Col passar del tempo, e con l’accentuarsi della prolificità discografica, entra in scena un pur pregevole manierismo, ma tutta la produzione degli anni ’70, incluse le collaborazioni, rimane ispirata e di ottimo livello. I ritmi, rendono meno astratte le tessiture sonore, soprattutto sotto forma di ipnotici loop di sequencer che ad ogni cambio di tonalità sembrano aprire nuovi orizzonti nel paesaggio musicale. Si tratta di una prassi ispirata dai minimalisti che diventerà abituale nell’elettronica, fino ad arrivare alla techno. Collaborano a volte percussionisti come Michael Shrieve e Harald Grosskopf. In alcuni dischi fa capolino anche la voce: Arthur Brown declama un lungo testo sul lato B di Dune (1979), mentre si può addirittura sentire un tenore su Blackdance (1974).
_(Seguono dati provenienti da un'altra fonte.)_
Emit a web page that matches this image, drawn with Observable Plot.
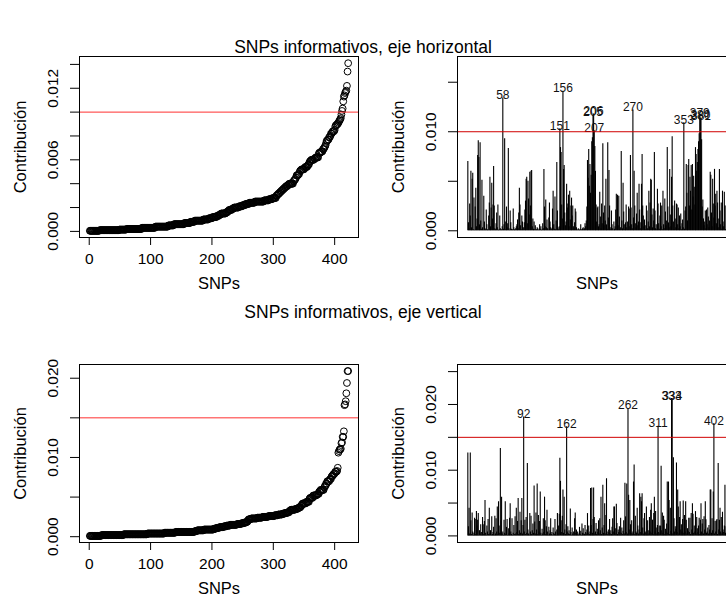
<!DOCTYPE html>
<html><head><meta charset="utf-8">
<script src="https://cdn.jsdelivr.net/npm/d3@7"></script>
<script src="https://cdn.jsdelivr.net/npm/@observablehq/plot@0.6"></script>
<style>
html,body{margin:0;padding:0;background:#fff;overflow:hidden;}
#wrap{position:relative;width:726px;height:599px;overflow:hidden;font-family:"Liberation Sans",Arial,Helvetica,sans-serif;background:#fff;}
.title{position:absolute;left:0;width:726px;text-align:center;font-size:17.5px;line-height:20px;color:#000;}
.panel{position:absolute;width:363px;}
</style></head>
<body><div id="wrap"></div>
<script>
// ---------- data ----------
const titles = ["SNPs informativos, eje horizontal", "SNPs informativos, eje vertical"];
const xLabel = "SNPs";
const yLabel = "Contribución";
const thresholdH = 0.010;
const thresholdV = 0.015;
// contributions per SNP (units of 1e-5), SNP index = position + 1
const contribH = [
700,80,20,270,150,600,30,520,580,10,
330,5,240,430,40,120,760,910,740,60,
890,100,15,510,30,5,350,90,20,10,
210,60,10,5,150,280,540,40,230,480,
120,260,650,250,20,10,70,180,30,260,
5,10,150,20,5,10,40,1340,15,60,
930,90,10,240,30,70,830,20,5,200,
80,15,5,10,220,30,10,5,20,40,
60,110,20,180,430,260,50,10,150,90,
10,30,80,210,300,520,540,70,500,320,
160,590,250,600,610,40,120,15,90,10,
50,5,10,30,20,5,10,60,15,40,
5,10,70,20,620,240,40,310,30,110,
20,5,130,280,90,30,10,20,220,400,
60,15,340,10,100,690,200,30,10,40,
1030,840,790,260,120,1410,620,660,180,50,
90,470,230,270,360,40,400,110,250,330,
150,250,40,20,80,220,190,30,10,5,
20,10,5,15,60,10,5,20,30,10,
20,70,40,100,240,710,530,820,450,670,
380,560,900,940,1170,1180,1010,850,600,260,
90,230,240,40,60,390,140,20,270,70,
880,180,50,250,100,520,60,15,890,130,
610,250,30,10,200,60,20,5,90,15,
40,210,370,110,360,50,350,140,10,30,
800,100,20,480,190,60,10,80,260,30,
90,10,240,220,40,760,230,60,20,1220,
130,600,250,70,30,170,380,50,90,470,
210,20,80,470,770,250,150,40,110,10,
50,250,200,20,90,400,40,280,520,510,
160,30,220,100,790,200,20,60,10,420,
270,70,15,150,280,40,250,10,400,60,
20,320,190,50,100,840,240,80,30,620,
160,40,540,950,250,90,10,300,120,30,
270,260,60,230,20,150,40,170,10,70,
110,30,1090,15,200,240,670,380,100,660,
720,250,540,400,660,210,670,340,550,440,
260,840,770,600,690,820,900,980,1160,1140,
1130,920,240,310,120,50,90,200,20,210,
60,230,140,30,100,590,560,180,40,520,
270,130,620,250,370,70,400,280,30,120,
620,200,60,280,15,400,90,40,390,250,
10,250
];
const contribV = [
1260,140,420,30,1260,230,20,350,60,10,
40,270,250,20,370,150,240,340,10,80,
30,170,50,10,280,170,20,220,540,40,
10,150,60,250,20,420,30,80,10,290,
20,50,130,10,300,30,260,60,440,20,
520,150,40,1330,230,590,30,60,10,240,
40,520,20,130,250,10,110,30,270,490,
60,20,260,10,40,160,20,290,30,420,
50,220,570,20,80,360,40,230,570,30,
160,1810,60,240,20,280,40,1100,90,30,
10,340,60,300,20,80,180,40,760,210,
30,350,90,790,20,310,60,220,670,40,
10,100,30,260,50,590,230,20,140,390,
60,10,130,30,80,260,20,50,10,120,
40,20,250,60,10,90,340,30,150,330,
1180,830,230,50,300,700,40,590,90,20,
170,1660,60,140,30,80,20,410,50,10,
120,30,60,10,260,350,40,90,20,60,
10,30,130,20,70,10,180,40,110,30,
20,160,50,30,90,340,40,150,20,60,
720,160,730,40,250,730,280,30,60,190,
20,100,50,230,30,260,80,590,20,120,
770,40,160,490,30,310,870,60,20,90,
50,250,30,80,20,130,260,60,440,440,
30,110,480,190,20,90,50,140,10,270,
40,120,20,70,230,30,800,290,50,790,
30,1940,620,90,540,170,40,230,30,60,
820,1080,20,300,60,40,420,150,30,90,
640,50,590,520,640,120,30,260,340,40,
60,440,20,230,80,30,280,60,390,490,
40,240,20,340,590,60,370,120,30,160,
1670,50,150,30,150,1060,80,350,40,300,
240,20,100,60,180,820,40,820,540,20,
420,70,2090,2090,30,1190,260,60,140,100,
1110,50,700,440,30,280,520,90,170,60,
250,530,40,310,60,520,240,30,110,70,
270,50,270,20,340,90,490,330,40,150,
60,370,30,280,110,50,150,270,20,240,
490,60,180,250,30,290,90,520,245,40,
60,120,30,160,90,700,700,40,260,80,
670,1710,30,220,60,230,250,20,1100,90,
240,420,60,280,30,360,90,50,150,770,
40,140
];
const xTicks = [0, 100, 200, 300, 400];
const yTicksHsorted = [0, 0.002, 0.004, 0.006, 0.008, 0.010, 0.012, 0.014];
const yLabelsHsorted = [0, 0.006, 0.012];
const yTicksHbars = [0, 0.005, 0.010, 0.015];
const yLabelsHbars = [0, 0.010];
const yTicksVsorted = [0, 0.005, 0.010, 0.015, 0.020];
const yLabelsVsorted = [0, 0.010, 0.020];
const yTicksVbars = [0, 0.005, 0.010, 0.015, 0.020, 0.025];
const yLabelsVbars = [0, 0.010, 0.020];

// ---------- helpers ----------
const FONT = '"Liberation Sans", Arial, Helvetica, sans-serif';
const fmt = d3.format(".3f");
const bySnp = arr => arr.map((v, k) => ({i: k + 1, v: v / 1e5}));
const sortedRows = arr => d3.sort(arr).map((v, k) => ({i: k + 1, v: v / 1e5}));
const ext = (lo, hi) => { const s = hi - lo; return [lo - 0.04 * s, hi + 0.04 * s]; };

function panel({rows, kind, yTicks, yLabels, thr, top, left, height, marginTop, marginBottom}) {
  const n = rows.length;
  const xDomain = ext(1, n);
  const vals = rows.map(d => d.v);
  const yDomain = kind === "sorted" ? ext(d3.min(vals), d3.max(vals)) : ext(0, 1.2 * d3.max(vals));
  const marks = [];
  if (kind === "sorted") {
    marks.push(Plot.dot(rows, {x: "i", y: "v", r: 3.4, stroke: "black", strokeWidth: 1, fill: "none"}));
    marks.push(Plot.axisX({ticks: xTicks, tickSize: 8, tickPadding: 7, tickFormat: d => String(d), label: null, fontSize: 15.5}));
    marks.push(Plot.ruleY([thr], {stroke: "#ff3030", strokeWidth: 1}));
  } else {
    marks.push(Plot.ruleX(rows, {x: "i", y1: 0, y2: "v", stroke: "black", strokeWidth: 1.1}));
    marks.push(Plot.text(rows.filter(d => d.v > thr), {x: "i", y: "v", text: d => String(d.i), lineAnchor: "bottom", dy: 1, fontSize: 12, fill: "#111"}));
    marks.push(Plot.ruleY([thr], {stroke: "#d00000", strokeWidth: 1}));
  }
  marks.push(
    Plot.frame({stroke: "black", strokeWidth: 1}),
    Plot.axisY({ticks: yTicks, tickSize: 9, tickFormat: () => "", label: null}),
    Plot.text(yLabels, {y: d => d, text: d => fmt(d), frameAnchor: "left", dx: -26, rotate: -90, textAnchor: "middle", lineAnchor: "middle", fontSize: 15.5}),
    Plot.text([yLabel], {frameAnchor: "left", dx: -59, rotate: -90, textAnchor: "middle", lineAnchor: "middle", fontSize: 16.5}),
    Plot.text([xLabel], {frameAnchor: "bottom", dy: 46, textAnchor: "middle", lineAnchor: "middle", fontSize: 16.5})
  );
  const svg = Plot.plot({
    width: 363, height, marginLeft: 79, marginRight: 5, marginTop, marginBottom,
    x: {domain: xDomain, axis: null, label: null},
    y: {domain: yDomain, axis: null, label: null},
    style: {fontFamily: FONT, fontSize: "15.5px", background: "transparent", color: "black"},
    marks
  });
  const div = document.createElement("div");
  div.className = "panel";
  div.style.left = left + "px";
  div.style.top = top + "px";
  div.appendChild(svg);
  return div;
}

const wrap = document.getElementById("wrap");
[[titles[0], 37], [titles[1], 302]].forEach(([t, y]) => {
  const d = document.createElement("div");
  d.className = "title"; d.style.top = y + "px"; d.textContent = t;
  wrap.appendChild(d);
});
const H = bySnp(contribH), V = bySnp(contribV);
wrap.appendChild(panel({rows: sortedRows(contribH), kind: "sorted", yTicks: yTicksHsorted, yLabels: yLabelsHsorted, thr: thresholdH, top: 40, left: 0, height: 260, marginTop: 16, marginBottom: 63}));
wrap.appendChild(panel({rows: H, kind: "bars", yTicks: yTicksHbars, yLabels: yLabelsHbars, thr: thresholdH, top: 40, left: 378, height: 260, marginTop: 16, marginBottom: 63}));
wrap.appendChild(panel({rows: sortedRows(contribV), kind: "sorted", yTicks: yTicksVsorted, yLabels: yLabelsVsorted, thr: thresholdV, top: 330, left: 0, height: 269, marginTop: 34, marginBottom: 57}));
wrap.appendChild(panel({rows: V, kind: "bars", yTicks: yTicksVbars, yLabels: yLabelsVbars, thr: thresholdV, top: 330, left: 378, height: 269, marginTop: 34, marginBottom: 57}));
</script>
</body></html>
Quest’ultimo è uno dei miei album preferiti, e mi fa piacere che un krautrocker illustre quale Julian Cope sia d’accordo con me. In Ways of Changes ai sintetizzatori si abbinano dei malinconici arpeggi di chitarra 12 corde ed un tappeto di congas, l’insieme suona come un inusuale ed evocativo cosmic-raga-folk.
In epoca punk e new wave niente sembra più anacronistico di queste interminabili suite, ma il nostro Corriere Cosmico non se ne cura, ha una missione da compiere e tira dritto per la sua rotta. Nel ’78 pubblica uno dei suoi lavori più imponenti ed ambiziosi, il doppio X. Nello stesso anno vara un’etichetta discografica, la Innovative Communication, devota naturalmente alla musica elettronica.
Nella quantità incalcolabile di dischi prodotti nei decenni successivi, che vedranno il passaggio dall’analogico al digitale, è difficile scovare dei lavori altrettanto validi. Due eccezioni possono forse essere Audentity (1983), nel quale l’autore si prende la libertà di confrontarsi con ritmi ballabili, e Kontinuum (2007), ma sarebbe bello se qualche lettore ci suggerisse altri titoli da rivalutare.
Il 26 aprile scorso il Corriere Cosmico è partito per il suo ultimo viaggio; ci piace immaginarlo da solo alla guida di un’astronave, chino davanti a una consolle sterminata. Con i suoi suoni ha spalancato finestre sull’infinito, ora è libero di esplorarlo. Rest in Space, Klaus.